Mixed Messages at Recent Meetings on Global ICT Policy

Barbara Wanner, was present at both events, alongside USCIB members, joining global business colleagues under the aegis of ICC-BASIS at the IGF and as part of the Business at OECD (BIAC) delegation to CDEP.
The two meetings could not have provided more different messages about the challenges and opportunities of digital transformation of the economy and how to address them.

 

The 13th Internet Governance Forum (IGF) and meetings of the OECD Committee on Digital Economy Policy (CDEP) and its Working Parties met in Paris, France the week of November 12. According to Barbara Wanner, who leads USCIB’s work on ICT policy, the two meetings could not have provided more different messages about the challenges and opportunities of digital transformation of the economy and how to address them.

French President Emmanuel Macron, who opened the three-day IGF on November 12 at UNESCO, depicted a digital economy fraught with danger from cyber-attacks, the proliferation of hate speech, and anti-democratic forces requiring development of a “better model” featuring regulation of the Internet and its actors. The OECD CDEP, in contrast, proceeded in a workman-like, measured manner to move its Going Digital Project toward completion as well as advance work on Artificial Intelligence (AI). Going Digital (GD) is an ambitious horizontal endeavor involving 14 OECD committees that takes a largely evidence-based and holistic approach to considering both the economic and societal benefits and the challenges of the evolving digital ecosystem.

Wanner, was present at both events, alongside USCIB members, joining global business colleagues under the aegis of ICC-BASIS at the IGF and as part of the Business at OECD (BIAC) delegation to CDEP.

“Our messages, as IGF workshop speakers and BIAC interveners, generally emphasized the commercial and developmental benefits that can be realized through the creation of a pro-innovation policy environment, the effectiveness of business-informed, risk-based approaches to privacy and security, and the importance of the multistakeholder model in considering the complexity of digital economy issues,” noted Wanner.

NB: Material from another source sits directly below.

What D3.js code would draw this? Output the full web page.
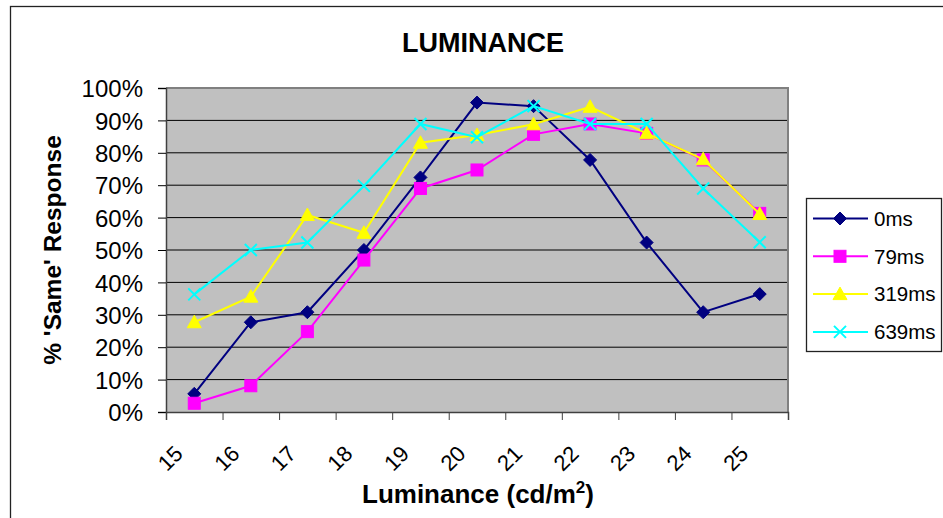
<!DOCTYPE html>
<html>
<head>
<meta charset="utf-8">
<script src="https://cdn.jsdelivr.net/npm/d3@7"></script>
<style>
  html, body { margin: 0; padding: 0; background: #fff; }
  svg { display: block; font-family: "Liberation Sans", Arial, sans-serif; }
</style>
</head>
<body>
<svg id="chart" width="943" height="518"></svg>
<script>
// ---- data ----
const categories = ["15", "16", "17", "18", "19", "20", "21", "22", "23", "24", "25"];
const seriesNames = ["0ms", "79ms", "319ms", "639ms"];
const values0ms   = [5.6, 27.7, 30.8, 50.0, 72.4, 95.5, 94.4, 77.8, 52.3, 30.8, 36.4];
const values79ms  = [2.7, 8.1, 24.8, 46.9, 69.0, 74.7, 85.7, 88.9, 86.0, 77.8, 61.3];
const values319ms = [27.7, 35.6, 60.8, 55.3, 83.1, 85.5, 88.8, 94.2, 86.0, 78.0, 61.1];
const values639ms = [36.3, 50.0, 52.3, 69.8, 88.9, 84.8, 94.4, 88.9, 88.9, 69.0, 52.4];
const yTicks = [0, 10, 20, 30, 40, 50, 60, 70, 80, 90, 100];
const titleText = "LUMINANCE";
const yTitle = "% 'Same' Response";

// ---- styles ----
const seriesValues = [values0ms, values79ms, values319ms, values639ms];
const colors = ["#000080", "#FF00FF", "#FFFF00", "#00FFFF"];
const markers = ["diamond", "square", "triangle", "cross"];

const svg = d3.select("#chart");
const L = 166, R = 788, T = 88, B = 412;

// outer chart border
svg.append("rect").attr("x", 10.5).attr("y", 6.5).attr("width", 1000).attr("height", 1000)
  .attr("fill", "none").attr("stroke", "#222").attr("stroke-width", 1.3);

const x = d3.scaleBand().domain(categories).range([L, R]);
const xc = c => x(c) + x.bandwidth() / 2;
const y = d3.scaleLinear().domain([0, 100]).range([B, T]);

// plot area
svg.append("rect").attr("x", L).attr("y", T).attr("width", R - L).attr("height", B - T)
  .attr("fill", "#C0C0C0");

// gridlines
svg.append("g").selectAll("line").data(yTicks.filter(d => d > 0)).join("line")
  .attr("x1", L).attr("x2", R).attr("y1", d => y(d)).attr("y2", d => y(d))
  .attr("stroke", "#000").attr("stroke-width", 1);

// plot border top/right
svg.append("path").attr("d", `M${L},${T}H${R}V${B}`).attr("fill", "none")
  .attr("stroke", "#808080").attr("stroke-width", 2);

// y axis
const yAxis = d3.axisLeft(y).tickValues(yTicks).tickFormat(d => d + "%").tickSize(8).tickPadding(15);
const gy = svg.append("g").attr("transform", `translate(${L},0)`).call(yAxis);
gy.select(".domain").attr("stroke", "#404040").attr("stroke-width", 1.5);
gy.selectAll(".tick line").attr("stroke", "#000").attr("stroke-width", 1);
gy.selectAll(".tick text").attr("font-size", 24).attr("fill", "#000")
  .attr("font-family", "'Liberation Sans', Arial, sans-serif").attr("dy", "0.36em");

// x axis ticks at category boundaries
const xb = d3.scaleLinear().domain([0, categories.length]).range([L, R]);
const xAxis = d3.axisBottom(xb).tickValues(d3.range(0, categories.length + 1)).tickFormat("").tickSize(8);
const gx = svg.append("g").attr("transform", `translate(0,${B})`).call(xAxis);
gx.select(".domain").attr("stroke", "#404040").attr("stroke-width", 1.5);
gx.selectAll(".tick line").attr("stroke", "#404040").attr("stroke-width", 1);

// x labels rotated
svg.append("g").selectAll("text").data(categories).join("text")
  .attr("transform", d => `translate(${xc(d) - 10},${B + 43}) rotate(-45)`)
  .attr("text-anchor", "end").attr("font-size", 22).attr("fill", "#000")
  .text(d => d);

// title
svg.append("text").attr("x", 483).attr("y", 51.5).attr("text-anchor", "middle")
  .attr("font-size", 27).attr("font-weight", "bold").text(titleText);

// x title with superscript
const xt = svg.append("text").attr("x", 478).attr("y", 502.5).attr("text-anchor", "middle")
  .attr("font-size", 26).attr("font-weight", "bold");
xt.append("tspan").text("Luminance (cd/m");
xt.append("tspan").attr("font-size", 17).attr("dy", -10).text("2");
xt.append("tspan").attr("dy", 10).text(")");

// y title
svg.append("text").attr("transform", `translate(61,250) rotate(-90)`).attr("text-anchor", "middle")
  .attr("font-size", 24.5).attr("font-weight", "bold").text(yTitle);

// marker drawing
function drawMarker(g, type, color, cx, cy) {
  if (type === "diamond") {
    g.append("path").attr("d", `M${cx},${cy - 6.5}L${cx + 6.5},${cy}L${cx},${cy + 6.5}L${cx - 6.5},${cy}Z`)
      .attr("fill", color).attr("stroke", color).attr("stroke-width", 1);
  } else if (type === "square") {
    g.append("rect").attr("x", cx - 6).attr("y", cy - 6).attr("width", 12).attr("height", 12)
      .attr("fill", color).attr("stroke", color).attr("stroke-width", 1);
  } else if (type === "triangle") {
    g.append("path").attr("d", `M${cx},${cy - 7}L${cx + 7},${cy + 5.5}L${cx - 7},${cy + 5.5}Z`)
      .attr("fill", color).attr("stroke", color).attr("stroke-width", 1);
  } else {
    g.append("path").attr("d", `M${cx - 6},${cy - 6}L${cx + 6},${cy + 6}M${cx - 6},${cy + 6}L${cx + 6},${cy - 6}`)
      .attr("fill", "none").attr("stroke", color).attr("stroke-width", 2);
  }
}

// series
const line = d3.line().x((d, i) => xc(categories[i])).y(d => y(d));
seriesValues.forEach((vals, s) => {
  const g = svg.append("g");
  g.append("path").attr("d", line(vals)).attr("fill", "none")
    .attr("stroke", colors[s]).attr("stroke-width", 2);
  vals.forEach((v, i) => drawMarker(g, markers[s], colors[s], xc(categories[i]), y(v)));
});

// legend
const lg = svg.append("g");
lg.append("rect").attr("x", 806.5).attr("y", 198.5).attr("width", 135).attr("height", 153)
  .attr("fill", "#fff").attr("stroke", "#222").attr("stroke-width", 1.3);
seriesNames.forEach((name, s) => {
  const ly = 218.5 + s * 37.8;
  lg.append("line").attr("x1", 813).attr("x2", 868).attr("y1", ly).attr("y2", ly)
    .attr("stroke", colors[s]).attr("stroke-width", 2);
  drawMarker(lg, markers[s], colors[s], 840, ly);
  lg.append("text").attr("x", 874).attr("y", ly).attr("dy", "0.36em")
    .attr("font-size", 20.5).attr("fill", "#000").text(name);
});
</script>
</body>
</html>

According to Wanner, by the week’s close, members agreed that the “watershed” moment at the IGF created by President Macron’s remarks will require further internal discussion about what business wants and needs from the IGF and strategies to tackle likely new challenges at the United Nation’s General Assembly and other multilateral organizations. Concerning CDEP’s leadership of the Going Digital Project, members generally were encouraged that the final product – to be issued at a special forum on March 11-12, 2019 – would reflect business inputs and provide a practical guide to tap the potential of digital transformation.